Eloy Fritsch - Mythology - 2001

intro

"Mythology" is the tittle of the new release from the prolific Brazilian keyboard player Eloy Fritsch. A musician also known as a crucial member of one of the best progressive bands in the Brazilian prog scene called Apocalypse.

It's already quite long time since his career was consolidated. He has released already five albums since 1996, albums that has demonstrated the skill and wisdom of this young player.


review

Eloy is not a musician looking for the spectacular and always stunning Emersonian fireworks. He's got a total different approach, searching for the ambiance and the atmospheres more focused on the new age style more that trying to create an aggressive and an endless collection of notes. His most important influences are great names such as Vangelis, Jean Michel Jarre, Kitaro and also Rick Wakeman. And like the great ones he takes over all the music without any side musicians playing all the keyboards by himself.

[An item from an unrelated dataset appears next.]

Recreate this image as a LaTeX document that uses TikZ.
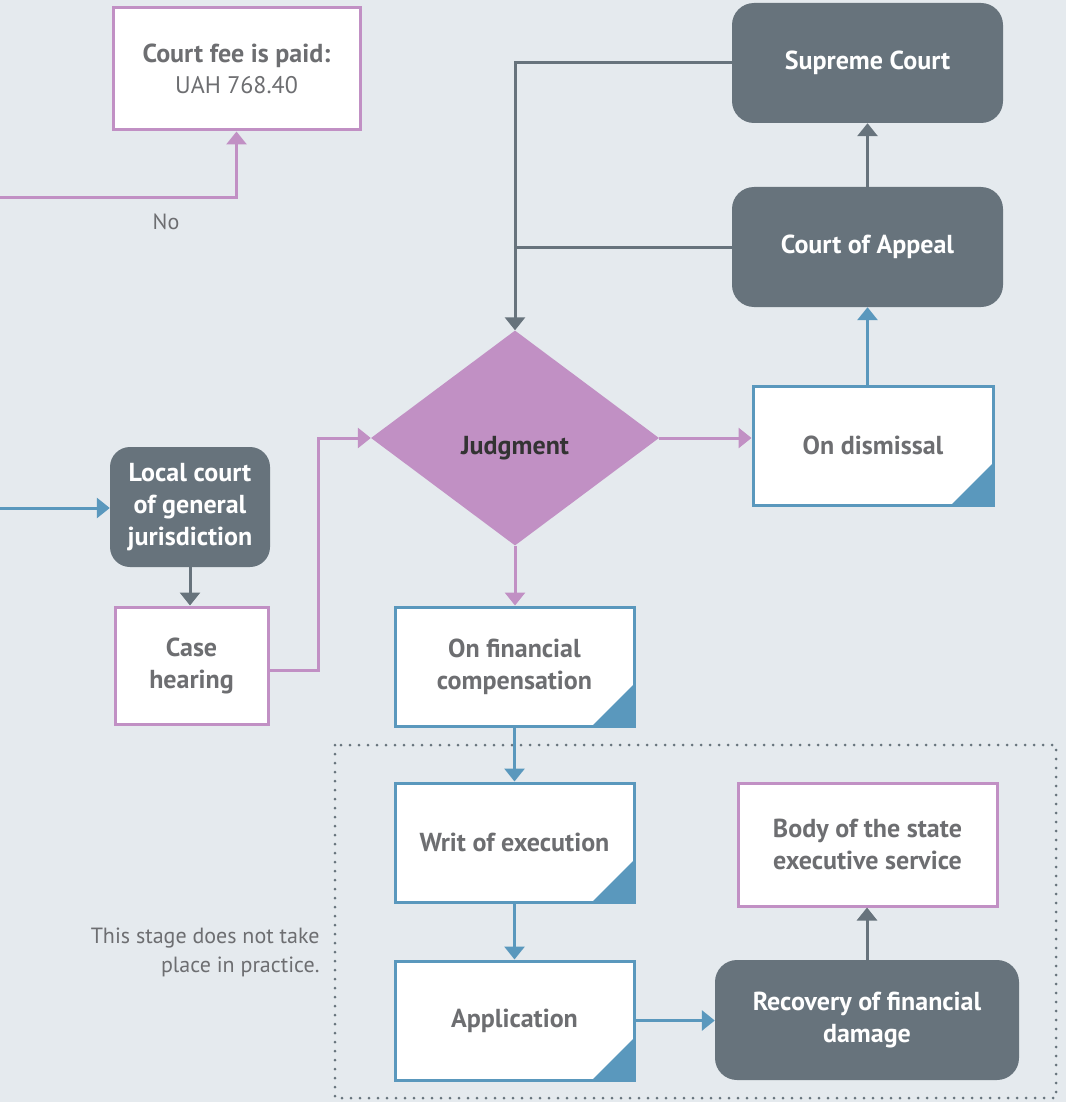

In this fifth work Eloy has taken the man and all his gods and myths as a concept. A record that gets to keep the man on earth and also keeping the music on earth. Most of his previous disks "Dreams", "Space Music" and "Cyberspace" were based on the search of the Cosmos, very futuristic with an outerspace view, with "Mythology" he lands on the planet to stay.

The record is a journey through the most significant and relevant ancient civilizations, associating different places and cultures in each song.

Starting up with the pompous "The Creation" and meeting the Inca's god of sun in "Inti" and capturing that unmistakable Cuzco sound. The delicate "Aphrodite" and the oriental "Shiva" that reminds me the Vangeli's "China". We can also find songs that becomes greater and thicker as they move like "Atlantis" and the magnificent and medieval "Excalibur". It is not a work that pretends to follow a flat line but it's a work that takes you to a different scene in each composition that makes you to fly the imagination. "Júpiter" sounds like the Rick Wakeman's eighties records and it's perhaps the most progressive-shaped piece. The final part of the album links several delicate songs with a different approach like the oriental "Yang & Yin" and the Aztec "Quetzalcoatl".


conclusion

It's a record that I've liked a lot personally. A record more symphonic than anything else creating some beautiful new age sound. Eloy Fritsch has been doing it like this from the beginning and he has become a master with great imagination and colors, you can't ask for more. Don't miss it.